Working on a book about homeless people in Vancouver, BC, The Dregs, Nadler said that they didn’t want a savant who happens to live on the streets, the way many stories in films present a homeless character. Instead they went and did research talking to people in BC who are homeless. If you aren’t trying to represent their lives as accurately as possible, what’s the point in doing it, he asked?
Pizzolo said that interestingly, there are a lot of people in Hollywood right now who are wanting to tell more political stories, but there’s not a lot of experience in doing so in Hollywood because it works with the lowest common denominator and isn’t geared toward having a message. Comics, however, are better able to do that.
Rosenberg said that because there are fewer readers of comics than watchers of films, comics don’t have to do the broad sweep.
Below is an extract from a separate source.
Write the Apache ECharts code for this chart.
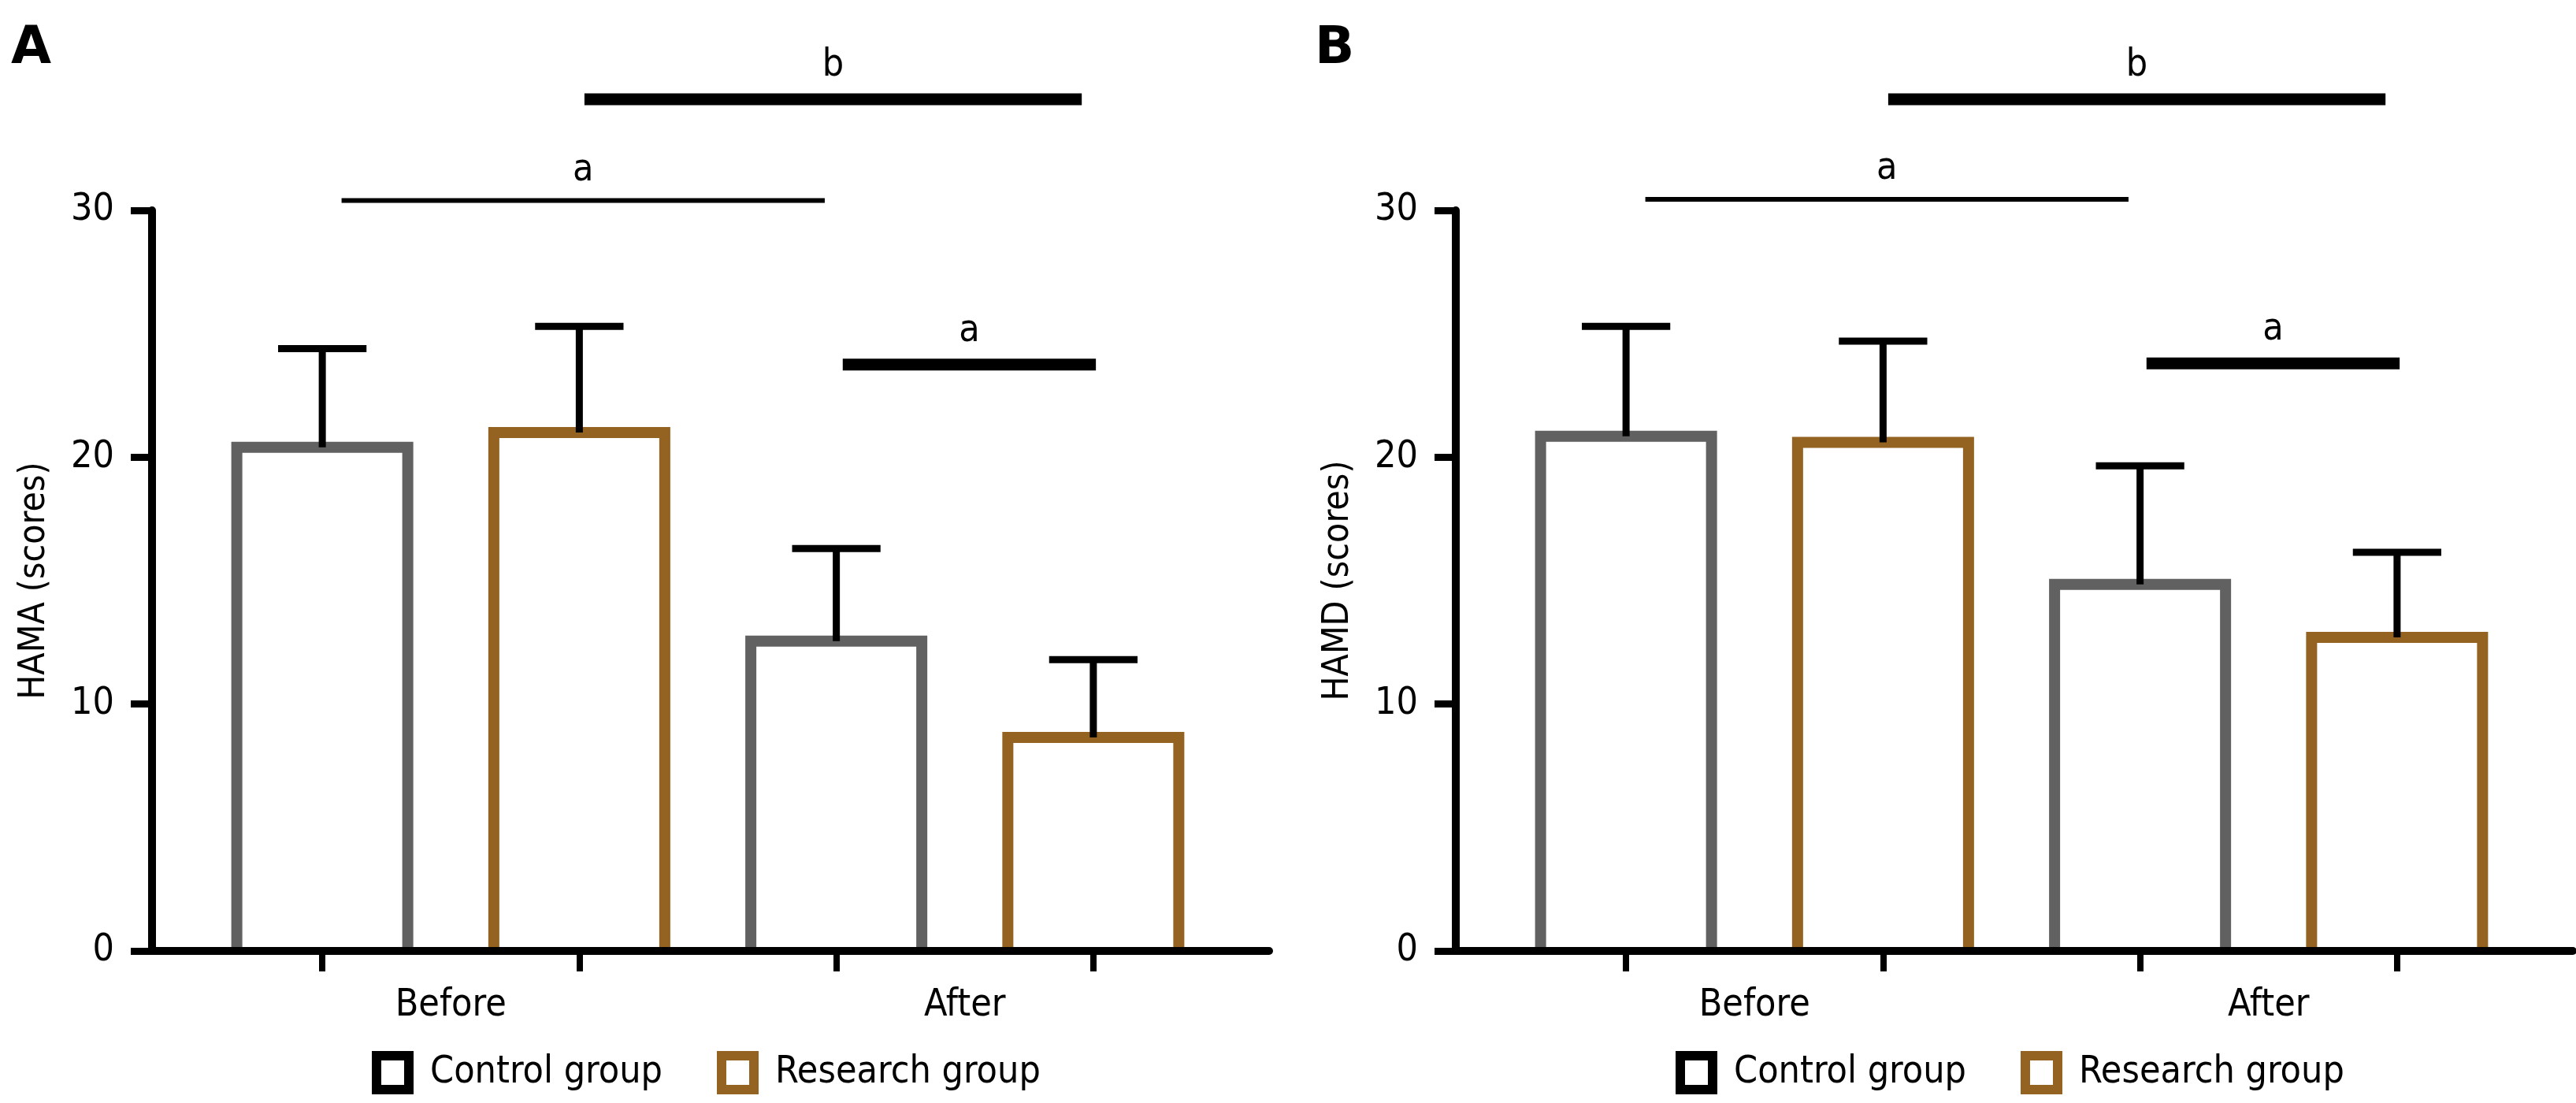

Trying to sell to smaller numbers of people enables comics to be doing more vital, more personal work, because they don’t have to appeal to a grandfather in Des Moines or a six-year-old in Brooklyn, he said.
Randolph said it’s also easier because there are fewer people working on a project and they can all agree more easily on what to present. You can have a much stronger voice in the art you create because there are fewer cooks in the kitchen, Randolph said. Black was originally on Kickstarter, and Randolph said that did enable him to take more risks with it, because you can find your readership directly.
Rosenberg added that even in a big company like Marvel, there are very conservative people on some books, but he can still enjoy reading them because he’s an adult and can handle encountering different ideas. He wants his own ideas to stand up alongside other ideas and let readers have a marketplace and that will determine what wins the debate. Asking how much we can “punch back” at things we don’t agree with isn’t quite the right approach, but hopefully publishers will present lots of points of view and will let people “say things” in their work, too.